UPS never required the detailed inspections needed to spot the problem that led to an engine to fly off one of its planes before it crashed even after Boeing recommended it years earlier, according to new documents posted Wednesday by crash investigators.
But UPS said in its own submission to the National Transportation Safety Board that the reason it never required those enhanced bearing inspections inside the pylons that hold the engines to the wings of its MD--11 freighters is because Boeing said incorrectly that the failure of those bearings wouldn't jeopardize the safety of flight. And the enhanced inspections were never required.
The plane crashed last fall while accelerating down the runway at Louisville’s Muhammad Ali International Airport, killing killed all three pilots and 12 people on the ground. Twenty-three more were injured.
The failures that kept mechanics from taking a close look at the key parts securing the engines to the wings were highlighted at two days of investigative hearings on the crash in May, but the documents released Wednesday provide additional details.
The NTSB might not publish its final report on the cause of the fiery crash that happened as the UPS plane was trying to take off in Louisville, Kentucky, last November until late this year or possibly early next year.
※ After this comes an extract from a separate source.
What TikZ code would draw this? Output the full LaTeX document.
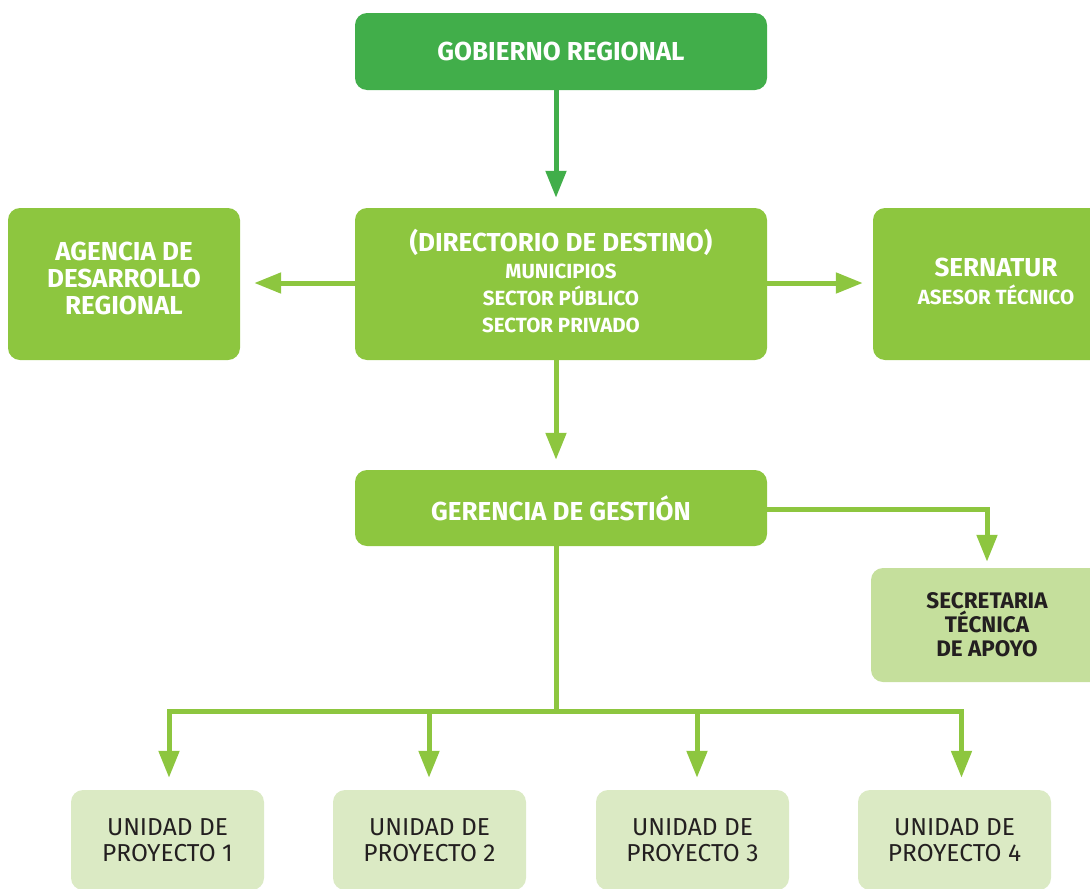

But UPS said it's clear “once the pylon separated from the aircraft, the crash was inevitable.”
Boeing and Federal Aviation Administration officials acknowledged during the hearings that they misunderstood the risks related to the potential failure of a steel bearing and metal sheath in the engine mount before the crash, not realizing that it could lead to the lugs that secure engines to an MD-11’s wings breaking. The bearings are tucked deep inside near the pylons, so problems are hard to spot without removing each engine for detailed inspections.
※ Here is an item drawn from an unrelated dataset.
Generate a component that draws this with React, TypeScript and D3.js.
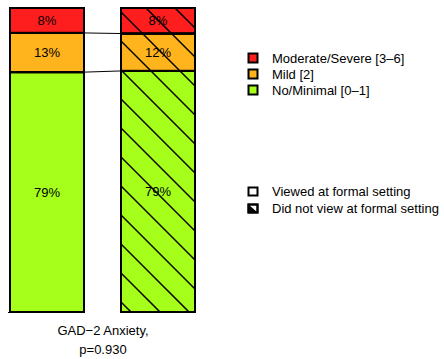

Aviation safety expert Jeff Guzzetti said the actions of Boeing, UPS, FAA and the maintenance company STE San Antonio Aerospace all contributed to this crash.
“There’s just lots of subtleties and semantics that these four entities are using. But in the end, this got missed and to some degree, all four have some role to play in that,” said Guzzetti, who used to investigate crashes for both the NTSB and FAA. “Safety is a shared responsibility, and I think the NTSB’s task now is to apportion that responsibility.”
Failure of key part securing the engine never identified
Chris Hentz, who is Vice President of STE San Antonio Aerospace, said UPS only required its mechanics to check for corrosion and not for signs of bearing failure. But Hentz and UPS both pointed out that even as Boeing said “changes to the inspection requirement of the spherical bearing were warranted” the planemaker said in the same letter that the existing inspection requirements were sufficient.
Hentz said in his letter that Boeing “stated that while the MD-11 inspection intervals and requirements for an inspection of the aft bulkhead were sufficient, changes to the inspection requirements of the spherical bearing were warranted to ensure that the migration of the outer race would be reliably detected and identified during inspection.”
UPS said that even though Boeing developed an enhanced inspection procedure that it added to the MD-11 maintenance manual, the planemaker never added that procedure to its federally approved maintenance schedule that would have required it.
“Relying on Boeing’s representations that the issue was not safety-of-flight and that existing MPD inspections were sufficient, UPS determined that no additional changes to its maintenance program were necessary beyond what was already being performed.” the package delivery giant said.
Past problems didn't trigger alarm
At one point, Boeing even successfully petitioned the FAA to extend the schedule for required inspections from once every 19,900 cycles of takeoffs and landings, to once every 29,260, so that airlines could complete more of the major maintenance tasks simultaneously, with less down time.
The planemaker sought the change even after receiving reports about seven of the flaws in the bearings well before the planes had reached their original inspection limits. In the years after the schedule was relaxed, three more instances were discovered before the crash.
The UPS plane that crashed after losing its engine had flown 21,043 cycles, so it should have been thoroughly inspected under the original schedule. There has been only one other crash, decades earlier, involving a similar plane model losing an engine, but that one was blamed on improper maintenance and not the same flaw.
FedEx and other operators of these MD-11s reported at least 10 other instances of failures of these bearings or the parts that hold them in place over the years before the UPS crash. But it's not clear what these other operators might have been doing differently in their maintenance.
FedEx resumed flying its MD-11s in May after the FAA approved Boeing’s plan to ensure their safety. The engine mounts were closely inspected following the November crash, and going forward the spherical bearings will be replaced regularly, after every 4,000 cycles of takeoffs and landings. UPS decided to retire all of its MD-11s early after this crash.